--- begin Given data ---

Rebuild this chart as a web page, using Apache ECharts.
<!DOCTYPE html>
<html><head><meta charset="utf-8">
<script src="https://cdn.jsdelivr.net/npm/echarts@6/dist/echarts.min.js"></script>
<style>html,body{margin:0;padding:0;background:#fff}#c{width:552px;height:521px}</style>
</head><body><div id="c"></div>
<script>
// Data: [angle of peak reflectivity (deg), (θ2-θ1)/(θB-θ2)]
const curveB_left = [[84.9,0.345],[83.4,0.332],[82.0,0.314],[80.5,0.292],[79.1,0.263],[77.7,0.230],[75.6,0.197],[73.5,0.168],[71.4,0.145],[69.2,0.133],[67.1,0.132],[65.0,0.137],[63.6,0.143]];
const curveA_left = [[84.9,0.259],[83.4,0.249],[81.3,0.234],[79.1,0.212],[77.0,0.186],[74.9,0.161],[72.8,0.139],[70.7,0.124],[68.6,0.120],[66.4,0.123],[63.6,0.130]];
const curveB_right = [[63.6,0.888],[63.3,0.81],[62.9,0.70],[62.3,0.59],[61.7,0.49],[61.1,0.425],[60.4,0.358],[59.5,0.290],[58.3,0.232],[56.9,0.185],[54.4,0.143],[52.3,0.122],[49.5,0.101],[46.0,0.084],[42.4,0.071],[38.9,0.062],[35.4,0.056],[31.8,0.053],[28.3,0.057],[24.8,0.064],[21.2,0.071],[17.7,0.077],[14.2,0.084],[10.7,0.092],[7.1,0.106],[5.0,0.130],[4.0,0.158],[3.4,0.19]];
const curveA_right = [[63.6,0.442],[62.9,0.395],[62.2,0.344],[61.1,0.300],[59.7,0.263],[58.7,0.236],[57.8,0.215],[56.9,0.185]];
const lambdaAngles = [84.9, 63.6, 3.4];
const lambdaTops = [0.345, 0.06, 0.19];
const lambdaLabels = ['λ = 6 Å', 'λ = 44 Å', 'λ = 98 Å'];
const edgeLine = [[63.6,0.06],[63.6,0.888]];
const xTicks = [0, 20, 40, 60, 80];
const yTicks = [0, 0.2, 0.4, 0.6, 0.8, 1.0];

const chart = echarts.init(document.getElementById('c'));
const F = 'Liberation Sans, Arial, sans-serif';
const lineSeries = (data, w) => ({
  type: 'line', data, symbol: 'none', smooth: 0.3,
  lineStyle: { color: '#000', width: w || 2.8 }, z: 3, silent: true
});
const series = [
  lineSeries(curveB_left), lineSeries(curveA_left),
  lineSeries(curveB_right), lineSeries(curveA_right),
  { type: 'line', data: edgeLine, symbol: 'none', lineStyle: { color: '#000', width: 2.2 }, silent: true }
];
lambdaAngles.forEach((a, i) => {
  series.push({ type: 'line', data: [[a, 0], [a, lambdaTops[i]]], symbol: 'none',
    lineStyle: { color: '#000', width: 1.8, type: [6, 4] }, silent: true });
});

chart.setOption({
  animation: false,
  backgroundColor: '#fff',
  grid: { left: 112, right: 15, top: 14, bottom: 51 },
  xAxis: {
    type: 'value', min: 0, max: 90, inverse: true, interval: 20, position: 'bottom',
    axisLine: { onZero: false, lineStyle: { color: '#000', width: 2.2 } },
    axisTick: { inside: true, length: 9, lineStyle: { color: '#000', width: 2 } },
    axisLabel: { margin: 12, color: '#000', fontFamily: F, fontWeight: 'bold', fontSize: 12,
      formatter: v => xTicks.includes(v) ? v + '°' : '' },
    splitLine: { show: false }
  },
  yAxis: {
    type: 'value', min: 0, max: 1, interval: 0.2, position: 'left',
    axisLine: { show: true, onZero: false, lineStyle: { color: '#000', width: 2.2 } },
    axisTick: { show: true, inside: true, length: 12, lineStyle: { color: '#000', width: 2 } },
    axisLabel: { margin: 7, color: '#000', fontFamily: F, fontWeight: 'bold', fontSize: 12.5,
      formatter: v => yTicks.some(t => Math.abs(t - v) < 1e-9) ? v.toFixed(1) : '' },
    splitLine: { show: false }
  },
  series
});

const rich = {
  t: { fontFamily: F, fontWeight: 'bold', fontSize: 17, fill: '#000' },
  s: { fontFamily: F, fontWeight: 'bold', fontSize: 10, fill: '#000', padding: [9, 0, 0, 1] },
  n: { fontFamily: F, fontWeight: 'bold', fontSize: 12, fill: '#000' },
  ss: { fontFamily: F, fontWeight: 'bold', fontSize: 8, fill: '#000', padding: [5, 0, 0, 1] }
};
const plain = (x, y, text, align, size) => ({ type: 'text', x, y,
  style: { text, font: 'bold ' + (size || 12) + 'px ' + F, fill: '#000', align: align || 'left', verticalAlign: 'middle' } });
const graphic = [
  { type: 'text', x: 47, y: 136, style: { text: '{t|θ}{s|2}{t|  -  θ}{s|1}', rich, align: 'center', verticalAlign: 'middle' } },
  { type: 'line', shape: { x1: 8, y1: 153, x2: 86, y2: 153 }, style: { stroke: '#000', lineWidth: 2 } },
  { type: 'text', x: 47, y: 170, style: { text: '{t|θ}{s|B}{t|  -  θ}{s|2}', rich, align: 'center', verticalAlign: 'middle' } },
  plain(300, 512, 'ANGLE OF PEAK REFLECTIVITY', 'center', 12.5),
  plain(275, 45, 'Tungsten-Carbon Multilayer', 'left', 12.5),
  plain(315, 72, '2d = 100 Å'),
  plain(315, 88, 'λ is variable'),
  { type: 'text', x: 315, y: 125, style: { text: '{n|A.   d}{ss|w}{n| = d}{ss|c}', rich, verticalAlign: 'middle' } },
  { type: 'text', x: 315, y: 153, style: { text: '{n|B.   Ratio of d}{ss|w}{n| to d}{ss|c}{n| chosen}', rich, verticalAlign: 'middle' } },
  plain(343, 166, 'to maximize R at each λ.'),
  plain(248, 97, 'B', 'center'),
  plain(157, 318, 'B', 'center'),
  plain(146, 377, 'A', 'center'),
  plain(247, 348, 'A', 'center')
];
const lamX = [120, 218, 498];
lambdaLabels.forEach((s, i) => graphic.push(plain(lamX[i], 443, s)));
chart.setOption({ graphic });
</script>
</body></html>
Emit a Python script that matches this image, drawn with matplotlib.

--- end Given data ---

Exercise :: Repeat exactly, please, each line from the beginning of the data through the line with "const yTicks = [0, 0.2, 0.4, 0.6, 0.8, 1.0];" in it, and only those lines.

Written solution ::
Rebuild this chart as a web page, using Apache ECharts.
<!DOCTYPE html>
<html><head><meta charset="utf-8">
<script src="https://cdn.jsdelivr.net/npm/echarts@6/dist/echarts.min.js"></script>
<style>html,body{margin:0;padding:0;background:#fff}#c{width:552px;height:521px}</style>
</head><body><div id="c"></div>
<script>
// Data: [angle of peak reflectivity (deg), (θ2-θ1)/(θB-θ2)]
const curveB_left = [[84.9,0.345],[83.4,0.332],[82.0,0.314],[80.5,0.292],[79.1,0.263],[77.7,0.230],[75.6,0.197],[73.5,0.168],[71.4,0.145],[69.2,0.133],[67.1,0.132],[65.0,0.137],[63.6,0.143]];
const curveA_left = [[84.9,0.259],[83.4,0.249],[81.3,0.234],[79.1,0.212],[77.0,0.186],[74.9,0.161],[72.8,0.139],[70.7,0.124],[68.6,0.120],[66.4,0.123],[63.6,0.130]];
const curveB_right = [[63.6,0.888],[63.3,0.81],[62.9,0.70],[62.3,0.59],[61.7,0.49],[61.1,0.425],[60.4,0.358],[59.5,0.290],[58.3,0.232],[56.9,0.185],[54.4,0.143],[52.3,0.122],[49.5,0.101],[46.0,0.084],[42.4,0.071],[38.9,0.062],[35.4,0.056],[31.8,0.053],[28.3,0.057],[24.8,0.064],[21.2,0.071],[17.7,0.077],[14.2,0.084],[10.7,0.092],[7.1,0.106],[5.0,0.130],[4.0,0.158],[3.4,0.19]];
const curveA_right = [[63.6,0.442],[62.9,0.395],[62.2,0.344],[61.1,0.300],[59.7,0.263],[58.7,0.236],[57.8,0.215],[56.9,0.185]];
const lambdaAngles = [84.9, 63.6, 3.4];
const lambdaTops = [0.345, 0.06, 0.19];
const lambdaLabels = ['λ = 6 Å', 'λ = 44 Å', 'λ = 98 Å'];
const edgeLine = [[63.6,0.06],[63.6,0.888]];
const xTicks = [0, 20, 40, 60, 80];
const yTicks = [0, 0.2, 0.4, 0.6, 0.8, 1.0];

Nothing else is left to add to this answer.